We had three sets of twin in the last week. Here are some pictures. The babies ranged from 7# 2oz to 9# 12 oz.

The first two are both 100% boer bucks. They were born on the 17th.










Here they are at 6 days old. These are two different goats in the next two pictures along with my "goat farmer" as he likes to call himself. These are his goats.



















This is the second set. They are two 100% boer does. They were born on the 22nd.










Now this last set is from a doe that we rescued from the pound. She is the only non boer we have. Someone told me she was an American Milk Goat, but she is just a friendly goat to me. She is also my wife's favorite. These were born on the 23rd. It is a doe and a buck.

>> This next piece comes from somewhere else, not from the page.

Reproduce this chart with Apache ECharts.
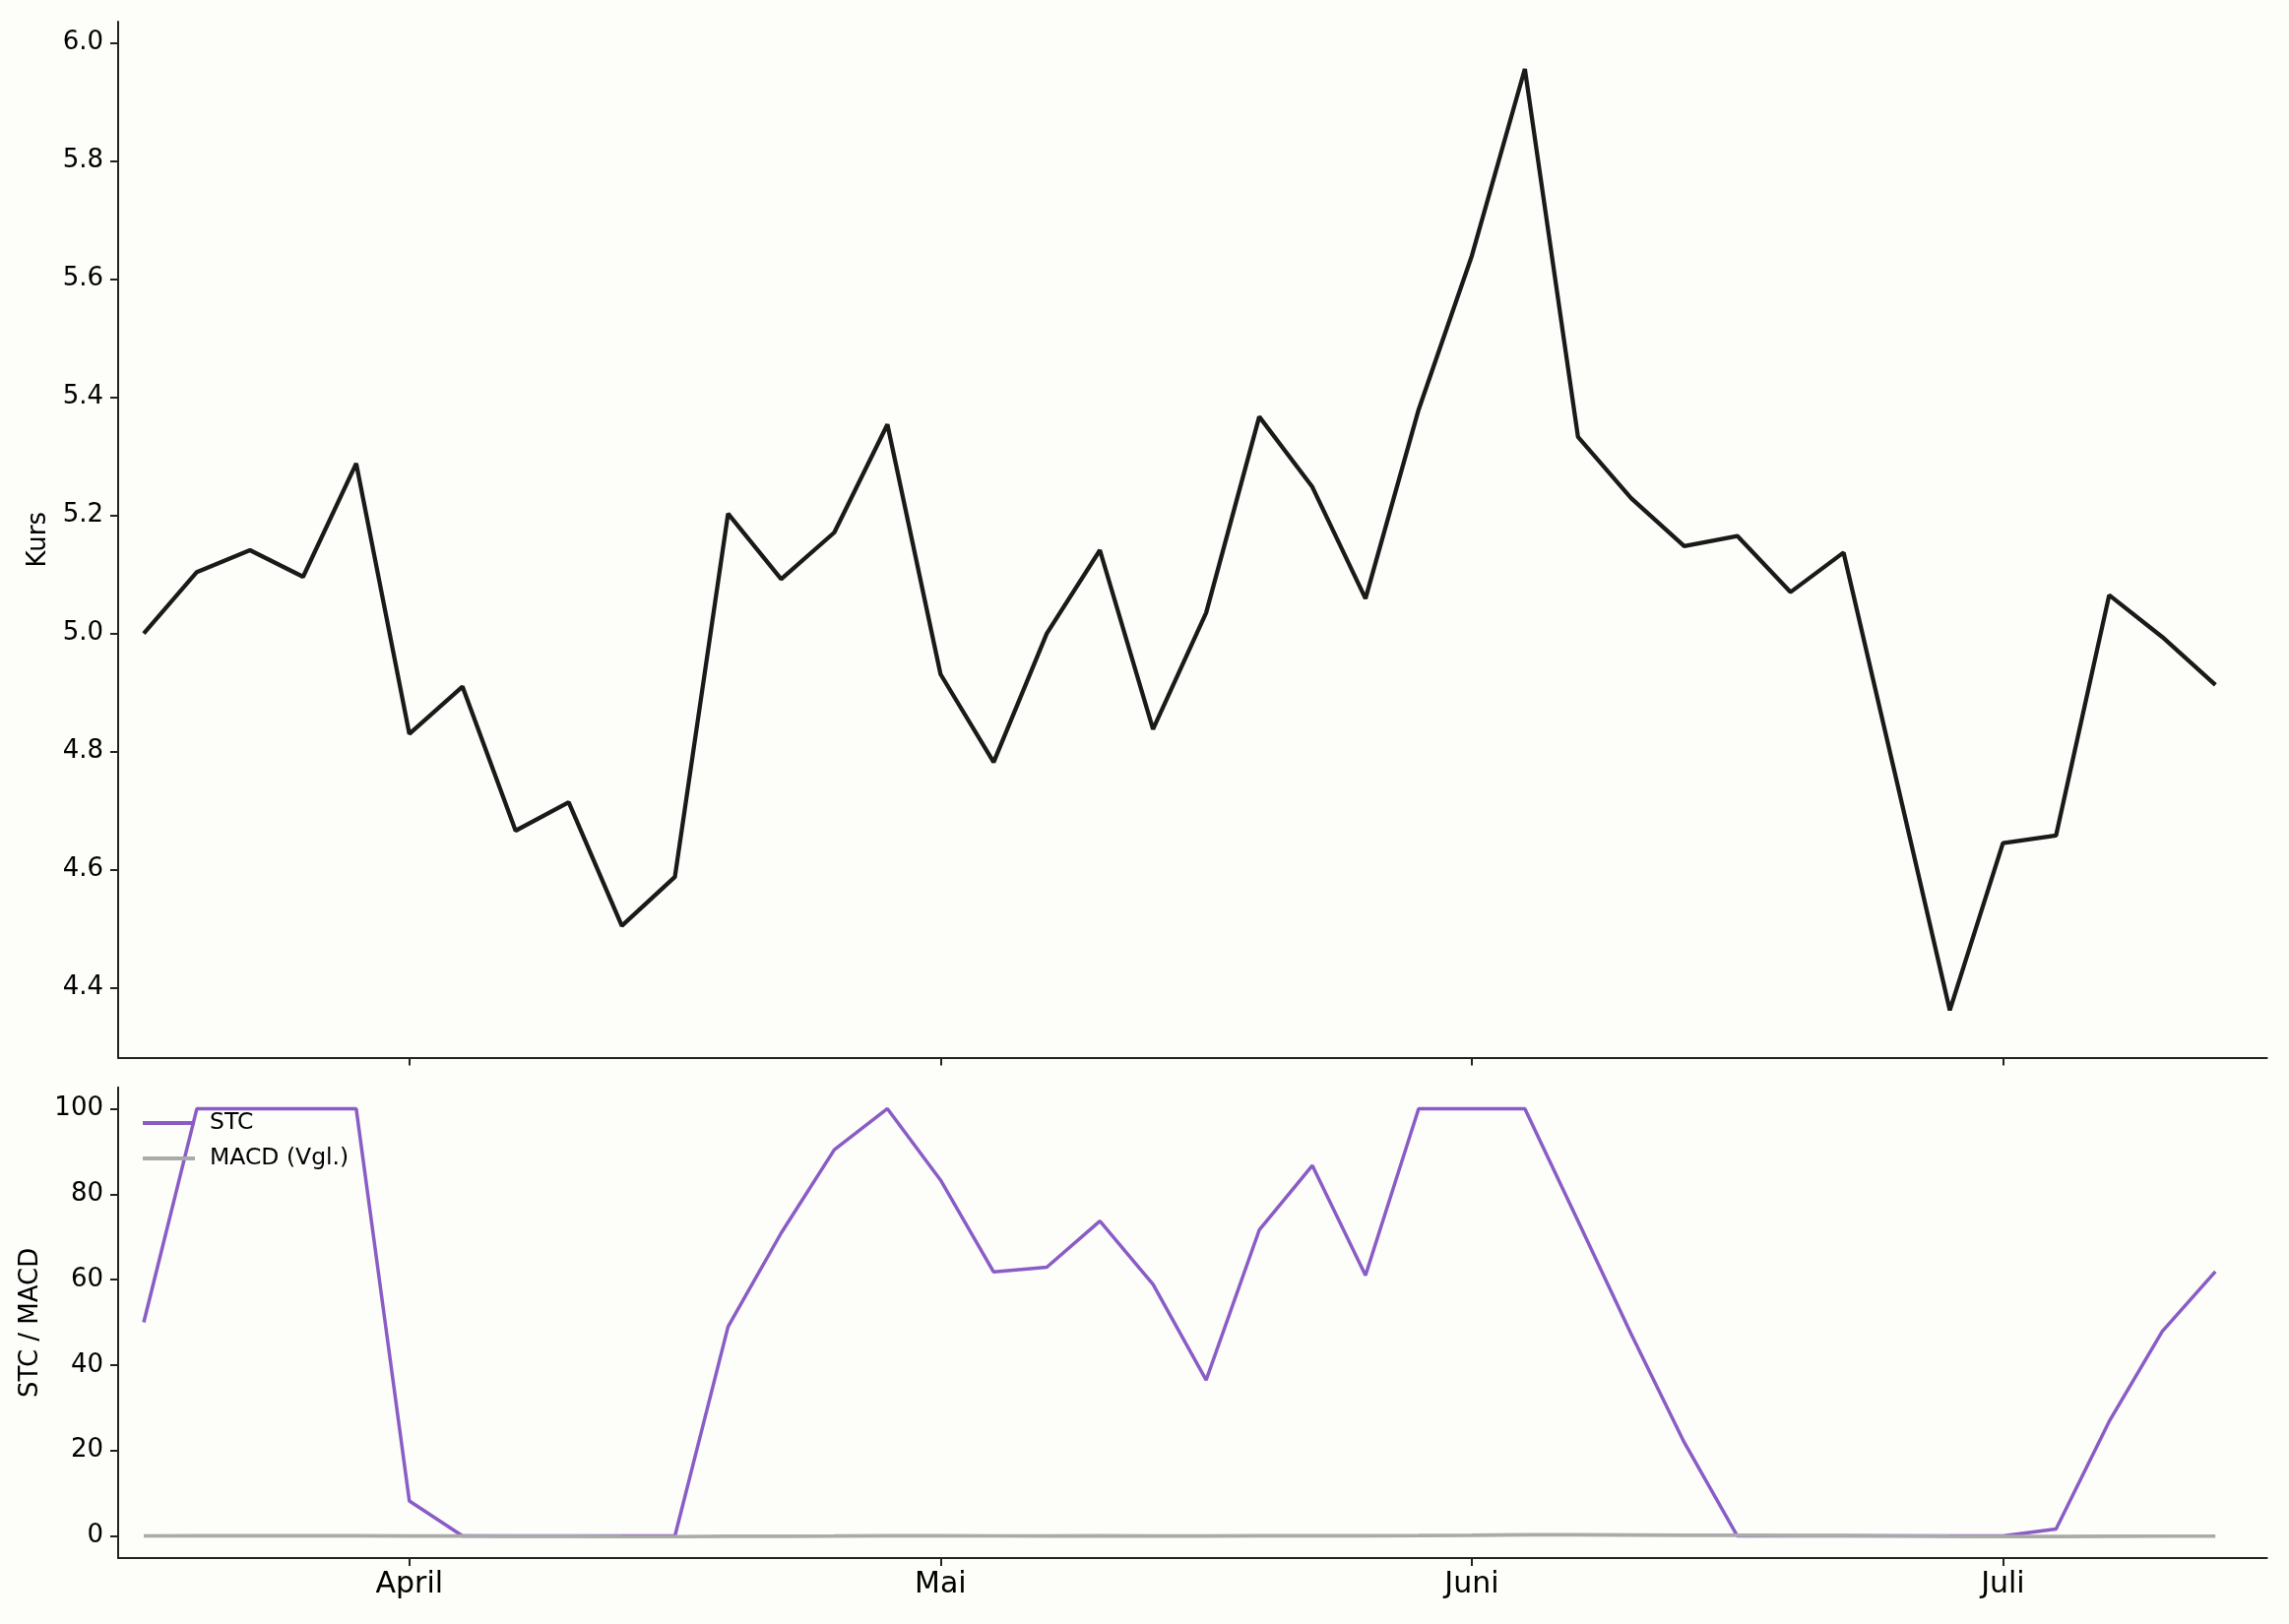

My wife took this picture just after we got home and found them. I think mama is proud of her babies.


----------



## gwith (Aug 12, 2014)

This is the first interaction of our new llama with the new babies. Up to this point he just ignored our goats. He is very interested in them and spent the night next to them last night. I hope he bonds to them.


----------



## ksalvagno (Oct 6, 2009)

Very cute. She looks like a Nubian mix.


----------



## Crossroads Boers (Feb 19, 2011)

Very pretty babies!! I love the super long ears on the firs two bucks.  

Congrats!!


----------



## 4-HGoatGirl (Jul 5, 2013)

They are so cute! :kidblack:


----------



## toth boer goats (Jul 20, 2008)

How cute.


----------



## minibarn (Jul 20, 2010)

Love them all! So exciting!


----------



## happybleats (Sep 12, 2010)

very cute!!! : ) love your new mamas smile lol


----------



## fivemoremiles (Jan 19, 2010)

what would it be like to be able to kid in December. last night here it was 0 degrees to night it will be better it will be 4


----------



## top_goat (Sep 16, 2014)

Congrats -- great looking kids! I think my favorite pic is the one with the llama...that one's magazine worthy! LOL Tell your goat farmer he's doing a great job. :wahoo:


----------



## gwith (Aug 12, 2014)

Thanks. He loves his goats.


----------



## Alleysalley02 (Jun 25, 2015)

Are boers good goats to own? What do you sell and use them for?


----------



## AncientBlue (Dec 21, 2014)

Pretty babies. What kind of llama is that? I love it's look.


----------



## thegoatmama (Mar 19, 2015)

That's a lot of beautiful babies! Congratulations! :stars:
The photo of your llama and kid is precious. I'd love to know how the bonding process goes. I'm looking into getting a livestock guardian and its between a llama and a donkey right now.


----------



## gwith (Aug 12, 2014)

The reason my boys have boers is because they sell really easy and for a higher price in my area. My boys have shown some of them in the county shows too. 

I am not sure what type of llama it is. We bought two from North Texas Llama about the first of September. The one in the picture has basically ignored the goats. The other one is interested in everything and more friendly. Both are gelded males. This one appeared to be bonding, but we have had a ton of rain so we locked all the mom/kids in the barn to keep them dry. The llama doesn't like to go in the barn. He would rather stand next to the barn in the rain. We are working on that. Neither of the llamas like to go into shelter.


----------



## thegoatmama (Mar 19, 2015)

That's interesting about the one not liking the barn. I have a bull that used to be like that. When he was little I'd find him lying out in the rain and every time I'd try to put him in the shelter or put some pop-up tent over him he'd move back out into the rain. :doh:Now he's a big baby and loves any shelter he can fit in.:laugh:
Good luck with the bonding!


----------



## gwith (Aug 12, 2014)




----------



## gwith (Aug 12, 2014)




----------



## toth boer goats (Jul 20, 2008)

Oh my goodness, they are adorable. Look at them all.


----------



## minibarn (Jul 20, 2010)

So cute!!


----------